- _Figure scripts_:
------------------------------------------------------------
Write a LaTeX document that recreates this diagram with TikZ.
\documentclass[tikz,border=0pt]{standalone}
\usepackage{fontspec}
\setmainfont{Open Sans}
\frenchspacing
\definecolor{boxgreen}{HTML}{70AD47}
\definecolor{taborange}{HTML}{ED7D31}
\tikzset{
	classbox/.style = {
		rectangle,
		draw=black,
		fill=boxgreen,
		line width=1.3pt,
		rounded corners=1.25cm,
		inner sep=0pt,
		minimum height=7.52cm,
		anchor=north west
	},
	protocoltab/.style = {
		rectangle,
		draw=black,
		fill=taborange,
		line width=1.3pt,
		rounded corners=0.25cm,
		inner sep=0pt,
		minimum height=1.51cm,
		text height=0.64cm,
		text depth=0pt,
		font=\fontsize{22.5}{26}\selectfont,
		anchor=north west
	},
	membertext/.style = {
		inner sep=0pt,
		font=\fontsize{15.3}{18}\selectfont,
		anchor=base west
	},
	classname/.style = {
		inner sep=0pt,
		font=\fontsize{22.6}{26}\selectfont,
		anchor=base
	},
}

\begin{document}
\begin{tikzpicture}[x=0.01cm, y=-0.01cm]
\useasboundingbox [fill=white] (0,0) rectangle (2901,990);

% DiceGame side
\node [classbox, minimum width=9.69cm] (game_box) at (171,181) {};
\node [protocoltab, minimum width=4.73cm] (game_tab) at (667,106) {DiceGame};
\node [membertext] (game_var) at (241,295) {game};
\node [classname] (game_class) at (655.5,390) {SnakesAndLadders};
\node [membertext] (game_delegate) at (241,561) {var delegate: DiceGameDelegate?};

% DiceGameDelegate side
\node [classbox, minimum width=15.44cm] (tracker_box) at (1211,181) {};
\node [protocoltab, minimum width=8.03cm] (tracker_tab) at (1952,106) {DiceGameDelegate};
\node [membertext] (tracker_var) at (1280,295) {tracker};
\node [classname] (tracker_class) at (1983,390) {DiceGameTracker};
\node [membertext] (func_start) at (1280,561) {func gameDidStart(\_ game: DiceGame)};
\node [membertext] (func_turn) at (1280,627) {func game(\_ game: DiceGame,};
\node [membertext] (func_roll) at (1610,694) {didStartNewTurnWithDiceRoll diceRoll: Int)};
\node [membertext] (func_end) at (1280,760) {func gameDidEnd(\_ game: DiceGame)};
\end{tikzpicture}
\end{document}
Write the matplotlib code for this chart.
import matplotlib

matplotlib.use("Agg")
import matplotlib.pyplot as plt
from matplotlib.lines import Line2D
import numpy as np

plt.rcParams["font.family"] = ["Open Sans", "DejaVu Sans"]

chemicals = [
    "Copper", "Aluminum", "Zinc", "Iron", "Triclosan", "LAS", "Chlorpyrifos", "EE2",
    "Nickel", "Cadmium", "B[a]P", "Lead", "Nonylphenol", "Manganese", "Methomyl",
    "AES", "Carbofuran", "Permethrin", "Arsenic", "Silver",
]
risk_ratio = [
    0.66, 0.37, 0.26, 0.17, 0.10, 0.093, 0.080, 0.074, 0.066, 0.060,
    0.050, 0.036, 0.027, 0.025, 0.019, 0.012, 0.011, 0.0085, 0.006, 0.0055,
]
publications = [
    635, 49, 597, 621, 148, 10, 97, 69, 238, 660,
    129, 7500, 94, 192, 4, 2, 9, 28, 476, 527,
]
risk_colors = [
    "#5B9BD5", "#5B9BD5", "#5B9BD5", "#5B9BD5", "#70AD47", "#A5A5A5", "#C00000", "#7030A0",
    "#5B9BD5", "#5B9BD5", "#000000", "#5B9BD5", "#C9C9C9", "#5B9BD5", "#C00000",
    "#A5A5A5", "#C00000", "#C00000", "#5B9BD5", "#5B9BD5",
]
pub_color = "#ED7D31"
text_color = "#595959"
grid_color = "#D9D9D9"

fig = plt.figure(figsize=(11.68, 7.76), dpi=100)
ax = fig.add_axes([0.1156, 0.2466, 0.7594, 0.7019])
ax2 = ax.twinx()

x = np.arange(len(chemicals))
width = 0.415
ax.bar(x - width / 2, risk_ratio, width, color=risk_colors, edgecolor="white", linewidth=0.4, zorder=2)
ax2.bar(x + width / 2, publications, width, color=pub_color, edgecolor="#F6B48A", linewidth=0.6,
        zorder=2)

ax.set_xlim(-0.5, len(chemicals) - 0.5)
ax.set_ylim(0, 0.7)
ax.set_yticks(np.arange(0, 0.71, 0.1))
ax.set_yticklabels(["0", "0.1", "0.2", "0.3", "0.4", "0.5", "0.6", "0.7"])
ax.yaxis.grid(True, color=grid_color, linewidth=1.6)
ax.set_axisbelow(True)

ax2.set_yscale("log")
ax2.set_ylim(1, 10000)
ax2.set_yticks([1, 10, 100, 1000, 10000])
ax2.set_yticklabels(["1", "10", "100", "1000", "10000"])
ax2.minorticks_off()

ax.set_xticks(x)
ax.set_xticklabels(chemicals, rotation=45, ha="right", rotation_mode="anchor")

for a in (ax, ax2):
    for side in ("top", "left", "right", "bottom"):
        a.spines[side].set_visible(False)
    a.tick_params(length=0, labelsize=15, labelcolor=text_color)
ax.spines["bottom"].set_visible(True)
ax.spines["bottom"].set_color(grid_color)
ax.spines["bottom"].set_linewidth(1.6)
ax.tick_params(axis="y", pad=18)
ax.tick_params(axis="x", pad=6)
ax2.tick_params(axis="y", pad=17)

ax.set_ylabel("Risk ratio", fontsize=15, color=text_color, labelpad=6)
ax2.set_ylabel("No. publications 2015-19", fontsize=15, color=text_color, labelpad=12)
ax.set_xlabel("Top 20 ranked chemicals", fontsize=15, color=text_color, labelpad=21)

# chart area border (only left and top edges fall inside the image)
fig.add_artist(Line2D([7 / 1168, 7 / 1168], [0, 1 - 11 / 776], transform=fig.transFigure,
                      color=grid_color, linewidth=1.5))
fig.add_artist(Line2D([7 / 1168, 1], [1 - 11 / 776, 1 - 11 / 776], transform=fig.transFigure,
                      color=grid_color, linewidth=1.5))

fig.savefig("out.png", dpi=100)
------------------------------------------------------------
- _Do this_: Using the exact wording, write out all of the records.

- _Final result_:
Write a LaTeX document that recreates this diagram with TikZ.
\documentclass[tikz,border=0pt]{standalone}
\usepackage{fontspec}
\setmainfont{Open Sans}
\frenchspacing
\definecolor{boxgreen}{HTML}{70AD47}
\definecolor{taborange}{HTML}{ED7D31}
\tikzset{
	classbox/.style = {
		rectangle,
		draw=black,
		fill=boxgreen,
		line width=1.3pt,
		rounded corners=1.25cm,
		inner sep=0pt,
		minimum height=7.52cm,
		anchor=north west
	},
	protocoltab/.style = {
		rectangle,
		draw=black,
		fill=taborange,
		line width=1.3pt,
		rounded corners=0.25cm,
		inner sep=0pt,
		minimum height=1.51cm,
		text height=0.64cm,
		text depth=0pt,
		font=\fontsize{22.5}{26}\selectfont,
		anchor=north west
	},
	membertext/.style = {
		inner sep=0pt,
		font=\fontsize{15.3}{18}\selectfont,
		anchor=base west
	},
	classname/.style = {
		inner sep=0pt,
		font=\fontsize{22.6}{26}\selectfont,
		anchor=base
	},
}

\begin{document}
\begin{tikzpicture}[x=0.01cm, y=-0.01cm]
\useasboundingbox [fill=white] (0,0) rectangle (2901,990);

% DiceGame side
\node [classbox, minimum width=9.69cm] (game_box) at (171,181) {};
\node [protocoltab, minimum width=4.73cm] (game_tab) at (667,106) {DiceGame};
\node [membertext] (game_var) at (241,295) {game};
\node [classname] (game_class) at (655.5,390) {SnakesAndLadders};
\node [membertext] (game_delegate) at (241,561) {var delegate: DiceGameDelegate?};

% DiceGameDelegate side
\node [classbox, minimum width=15.44cm] (tracker_box) at (1211,181) {};
\node [protocoltab, minimum width=8.03cm] (tracker_tab) at (1952,106) {DiceGameDelegate};
\node [membertext] (tracker_var) at (1280,295) {tracker};
\node [classname] (tracker_class) at (1983,390) {DiceGameTracker};
\node [membertext] (func_start) at (1280,561) {func gameDidStart(\_ game: DiceGame)};
\node [membertext] (func_turn) at (1280,627) {func game(\_ game: DiceGame,};
\node [membertext] (func_roll) at (1610,694) {didStartNewTurnWithDiceRoll diceRoll: Int)};
\node [membertext] (func_end) at (1280,760) {func gameDidEnd(\_ game: DiceGame)};
\end{tikzpicture}
\end{document}
Write the matplotlib code for this chart.
import matplotlib

matplotlib.use("Agg")
import matplotlib.pyplot as plt
from matplotlib.lines import Line2D
import numpy as np

plt.rcParams["font.family"] = ["Open Sans", "DejaVu Sans"]

chemicals = [
    "Copper", "Aluminum", "Zinc", "Iron", "Triclosan", "LAS", "Chlorpyrifos", "EE2",
    "Nickel", "Cadmium", "B[a]P", "Lead", "Nonylphenol", "Manganese", "Methomyl",
    "AES", "Carbofuran", "Permethrin", "Arsenic", "Silver",
]
risk_ratio = [
    0.66, 0.37, 0.26, 0.17, 0.10, 0.093, 0.080, 0.074, 0.066, 0.060,
    0.050, 0.036, 0.027, 0.025, 0.019, 0.012, 0.011, 0.0085, 0.006, 0.0055,
]
publications = [
    635, 49, 597, 621, 148, 10, 97, 69, 238, 660,
    129, 7500, 94, 192, 4, 2, 9, 28, 476, 527,
]
risk_colors = [
    "#5B9BD5", "#5B9BD5", "#5B9BD5", "#5B9BD5", "#70AD47", "#A5A5A5", "#C00000", "#7030A0",
    "#5B9BD5", "#5B9BD5", "#000000", "#5B9BD5", "#C9C9C9", "#5B9BD5", "#C00000",
    "#A5A5A5", "#C00000", "#C00000", "#5B9BD5", "#5B9BD5",
]
pub_color = "#ED7D31"
text_color = "#595959"
grid_color = "#D9D9D9"

fig = plt.figure(figsize=(11.68, 7.76), dpi=100)
ax = fig.add_axes([0.1156, 0.2466, 0.7594, 0.7019])
ax2 = ax.twinx()

x = np.arange(len(chemicals))
width = 0.415
ax.bar(x - width / 2, risk_ratio, width, color=risk_colors, edgecolor="white", linewidth=0.4, zorder=2)
ax2.bar(x + width / 2, publications, width, color=pub_color, edgecolor="#F6B48A", linewidth=0.6,
        zorder=2)

ax.set_xlim(-0.5, len(chemicals) - 0.5)
ax.set_ylim(0, 0.7)
ax.set_yticks(np.arange(0, 0.71, 0.1))
ax.set_yticklabels(["0", "0.1", "0.2", "0.3", "0.4", "0.5", "0.6", "0.7"])
ax.yaxis.grid(True, color=grid_color, linewidth=1.6)
ax.set_axisbelow(True)

ax2.set_yscale("log")
ax2.set_ylim(1, 10000)
ax2.set_yticks([1, 10, 100, 1000, 10000])
ax2.set_yticklabels(["1", "10", "100", "1000", "10000"])
ax2.minorticks_off()

ax.set_xticks(x)
ax.set_xticklabels(chemicals, rotation=45, ha="right", rotation_mode="anchor")

for a in (ax, ax2):
    for side in ("top", "left", "right", "bottom"):
        a.spines[side].set_visible(False)
    a.tick_params(length=0, labelsize=15, labelcolor=text_color)
ax.spines["bottom"].set_visible(True)
ax.spines["bottom"].set_color(grid_color)
ax.spines["bottom"].set_linewidth(1.6)
ax.tick_params(axis="y", pad=18)
ax.tick_params(axis="x", pad=6)
ax2.tick_params(axis="y", pad=17)

ax.set_ylabel("Risk ratio", fontsize=15, color=text_color, labelpad=6)
ax2.set_ylabel("No. publications 2015-19", fontsize=15, color=text_color, labelpad=12)
ax.set_xlabel("Top 20 ranked chemicals", fontsize=15, color=text_color, labelpad=21)

# chart area border (only left and top edges fall inside the image)
fig.add_artist(Line2D([7 / 1168, 7 / 1168], [0, 1 - 11 / 776], transform=fig.transFigure,
                      color=grid_color, linewidth=1.5))
fig.add_artist(Line2D([7 / 1168, 1], [1 - 11 / 776, 1 - 11 / 776], transform=fig.transFigure,
                      color=grid_color, linewidth=1.5))

fig.savefig("out.png", dpi=100)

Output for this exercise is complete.